Adversaire de la première heure du stalinisme, Maurice Nadeau n’a jamais porté dans son cœur le Parti communiste français, ses dirigeants et ses intellectuels aveuglément fidèles à l’Union soviétique. Ce qu’il écrit en 1968, année charnière (des évènements de mai à la fin du Printemps de Prague), en témoigne.
Un demi-siècle s’est écoulé depuis mai 1968 et tant de choses ont changé qu’une large part de ce qui fut dit et fait alors nous est devenue incompréhensible. Dans certains cas, c’est parce qu’une exigence est devenue une évidence qu’il n’y a plus lieu de réclamer ; d’autres choses nous paraissent absurdes ou du moins étonnantes, comme de voir les étudiants manifester en costume-cravate. Une des différences frappantes touche au rapport à la politique. Après une époque qui s’est bercée de grands mots abstraits, nous avons l’impression d’avoir une relation plus concrète avec la politique – peut-être aussi plus moraliste : nous avons une idée très claire et indiscutable de la différence entre le Bien et le Mal. Nous ne percevons même pas la disparition d’un grand corps majestueux et intimidant : le Parti communiste.
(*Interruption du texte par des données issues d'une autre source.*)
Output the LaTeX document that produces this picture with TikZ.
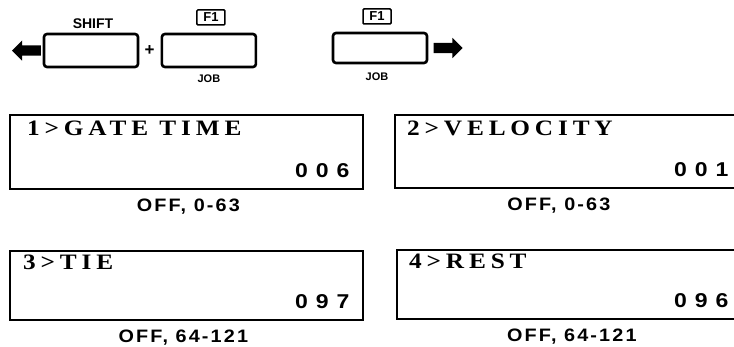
\documentclass[tikz,border=0pt]{standalone}
\usepackage{fontspec}
\setmainfont{Liberation Serif}
\setsansfont{Liberation Sans}
\newfontfamily\lcdfont[FakeStretch=1.15, LetterSpace=22]{Liberation Serif}
\newfontfamily\lcdnum[FakeStretch=1.15, LetterSpace=40]{Liberation Sans}
\newfontfamily\rngfont[FakeStretch=1.1, LetterSpace=12]{Liberation Sans}
\usetikzlibrary{positioning, shapes.arrows}

\begin{document}
\begin{tikzpicture}[x=1pt, y=-1pt,
        keybox/.style={draw, line width=2.6pt, rounded corners=3pt, minimum width=94pt, minimum height=33pt, inner sep=0pt},
        fkey/.style={draw, line width=1.5pt, rounded corners=1pt, minimum width=28pt, minimum height=15pt,
            inner sep=0pt, font=\sffamily\bfseries\fontsize{13}{13}\selectfont},
        keylbl/.style={inner sep=0pt, font=\sffamily\bfseries\fontsize{14}{14}\selectfont},
        joblbl/.style={inner sep=0pt, font=\sffamily\bfseries\fontsize{11}{11}\selectfont},
        blk/.style={single arrow, fill, draw=none, inner sep=0pt, text height=5pt, text depth=5pt,
            single arrow head extend=5pt, minimum height=29pt},
        disp/.style={draw, line width=1.7pt, anchor=north west, inner sep=0pt},
        lcdtxt/.style={inner sep=0pt, anchor=base west, font=\lcdfont\bfseries\fontsize{22}{22}\selectfont},
        lcdval/.style={inner sep=0pt, anchor=base east, font=\lcdnum\bfseries\fontsize{20}{20}\selectfont},
        rng/.style={inner sep=0pt, font=\rngfont\bfseries\fontsize{18}{18}\selectfont}
    ]
        \useasboundingbox (0,0) rectangle (734,346);
        \clip (0,0) rectangle (734,346);

        % keys
        \node[keybox] (shiftkey) at (91,50.5) {};
        \node[keylbl, above=4pt of shiftkey, xshift=2pt] (shiftlbl) {SHIFT};
        \node[blk, shape border rotate=180, left=1.5pt of shiftkey] (larr) {};
        \node[inner sep=0pt, right=5pt of shiftkey, font=\sffamily\bfseries\fontsize{17}{17}\selectfont] (plus) {+};
        \node[keybox, right=6pt of plus] (jobkey) {};
        \node[fkey, above=7pt of jobkey, xshift=2pt] (jobf) {F1};
        \node[joblbl, below=6pt of jobkey] (joblbl) {JOB};

        \node[keybox, minimum height=30pt] (nextkey) at (380,48) {};
        \node[fkey, above=7pt of nextkey, xshift=-3pt] (nextf) {F1};
        \node[joblbl, below=8pt of nextkey, xshift=-3pt] (nextlbl) {JOB};
        \node[blk, right=5pt of nextkey] (rarr) {};

        % displays
        \node[disp, minimum width=353pt, minimum height=74pt] (d1) at (9,114) {};
        \node[lcdtxt] (d1t) at ([shift={(18,21)}]d1.north west) {1>GATE TIME};
        \node[lcdval] (d1v) at ([shift={(-14,-12)}]d1.south east) {006};
        \node[rng, below=9pt of d1, xshift=2pt] (d1r) {OFF, 0-63};

        \node[disp, minimum width=346pt, minimum height=73pt] (d2) at (394,114) {};
        \node[lcdtxt] (d2t) at ([shift={(13,21)}]d2.north west) {2>VELOCITY};
        \node[lcdval] (d2v) at ([shift={(-13,-12)}]d2.south east) {001};
        \node[rng, below=9pt of d2, xshift=-9pt] (d2r) {OFF, 0-63};

        \node[disp, minimum width=353pt, minimum height=69pt] (d3) at (9,250) {};
        \node[lcdtxt] (d3t) at ([shift={(14,19)}]d3.north west) {3>TIE};
        \node[lcdval] (d3v) at ([shift={(-14,-12)}]d3.south east) {097};
        \node[rng, below=9pt of d3, xshift=-3pt] (d3r) {OFF, 64-121};

        \node[disp, minimum width=344pt, minimum height=69pt] (d4) at (396,249) {};
        \node[lcdtxt] (d4t) at ([shift={(13,19)}]d4.north west) {4>REST};
        \node[lcdval] (d4v) at ([shift={(-13,-12)}]d4.south east) {096};
        \node[rng, below=9pt of d4, xshift=3pt] (d4r) {OFF, 64-121};
    \end{tikzpicture}
\end{document}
Bien sûr, il était possible de voter Fabien Roussel lors de la dernière élection présidentielle, mais le petit parti qu’il dirige n’a plus la puissance intellectuelle d’attraction et de répulsion qui était encore la sienne en 1968 et préoccupait beaucoup Maurice Nadeau.
Dans la livraison du 15 mars 1968, il s’en prend vigoureusement à Pierre Daix qui dirigeait Les Lettres françaises avec Aragon. Une belle incarnation du stalinisme français, avec sa capacité à préfacer le premier ouvrage de Soljenitsyne traduit en français, « après avoir fougueusement nié l’existence de camps de concentration en Union soviétique ». La recension est intitulée « Une conversion » et, de fait, c’est bien le fond du problème, cette manière de « retoucher sa (propre) biographie ». On a oublié aujourd’hui qu’un des fondements du stalinisme était précisément cette capacité à mentir sans vergogne chaque fois que l’on se dédisait. Un autre était la lâcheté.
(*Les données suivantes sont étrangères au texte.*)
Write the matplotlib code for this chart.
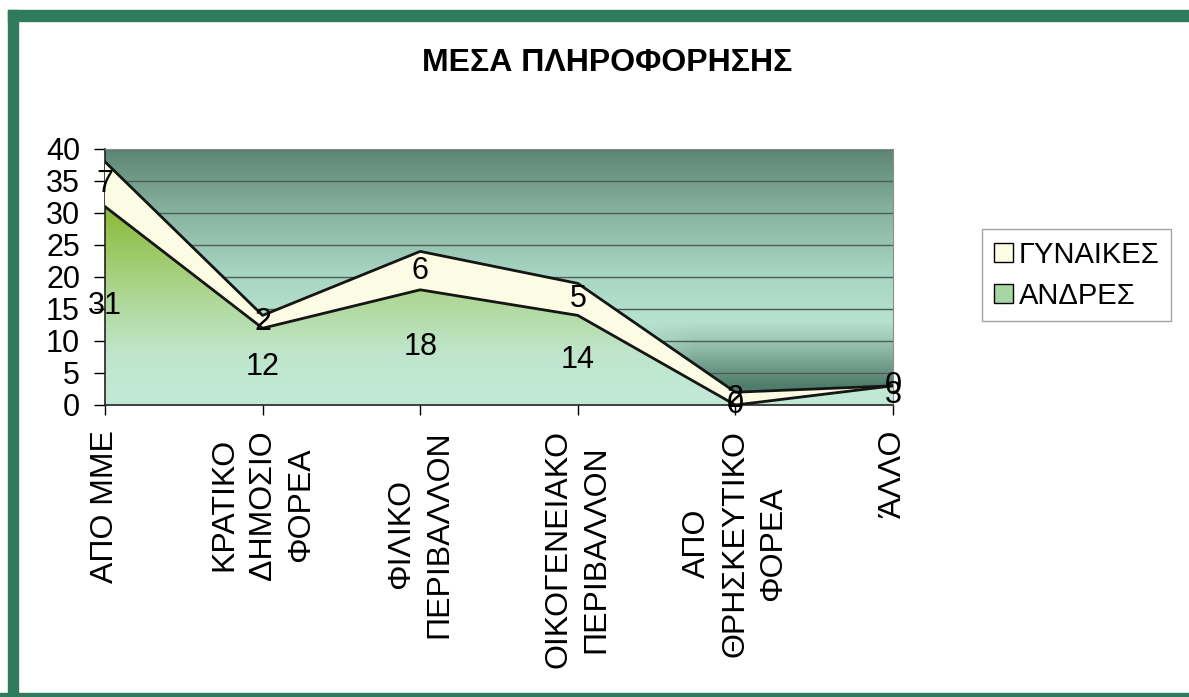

Se demandant s’il faut « admirer Romain Rolland », Nadeau consacre une bonne part de son article aux prises de position politiques de l’auteur de Jean-Christophe, un roman qui ne lui paraît pas le meilleur d’un écrivain qu’on aurait tort de « considérer de haut ». Le pacifiste de 1914 doit être respecté, ne serait-ce que pour cette raison même, mais comment admettre qu’il ait laissé « son nom servir de raison sociale à de grandes entreprises de duperie » ? Qu’à la différence d’un Gide il soit « resté muet » lors des procès de Moscou, les couvrant ainsi de son autorité ? Mais Nadeau ne parle pas de Romain Rolland comme il fait d’Aragon ou de Pierre Daix. Il voit en lui « l’homme de bonne volonté » qui s’est laissé abuser et n’a pas vu les « ficelles » des manipulateurs, un « auxiliaire bénévole » qu’il n’y a pas lieu de « taxer de complicité avec le stalinisme ».
Maurice Nadeau rend compte avec sympathie d’un petit livre de Daniel Cohn-Bendit paru après l’été 68, mais, à ses yeux militants, le moment capital de cette année-là aura été l’affaire tchécoslovaque. Ce fut en effet la dernière chance de sauver le communisme en lui donnant un « visage humain ». L’intervention russe – même si elle n’eut pas la violence de celle que subit actuellement l’Ukraine – peut être considérée comme la destruction de ce qui avait pu subsister de l’espérance communiste. Celle-ci a été achevée comme on fait des blessés. Et cette même année voit arriver les livres de Soljenitsyne, avant ceux de quelques survivants des procès de Prague, au début des années 1950.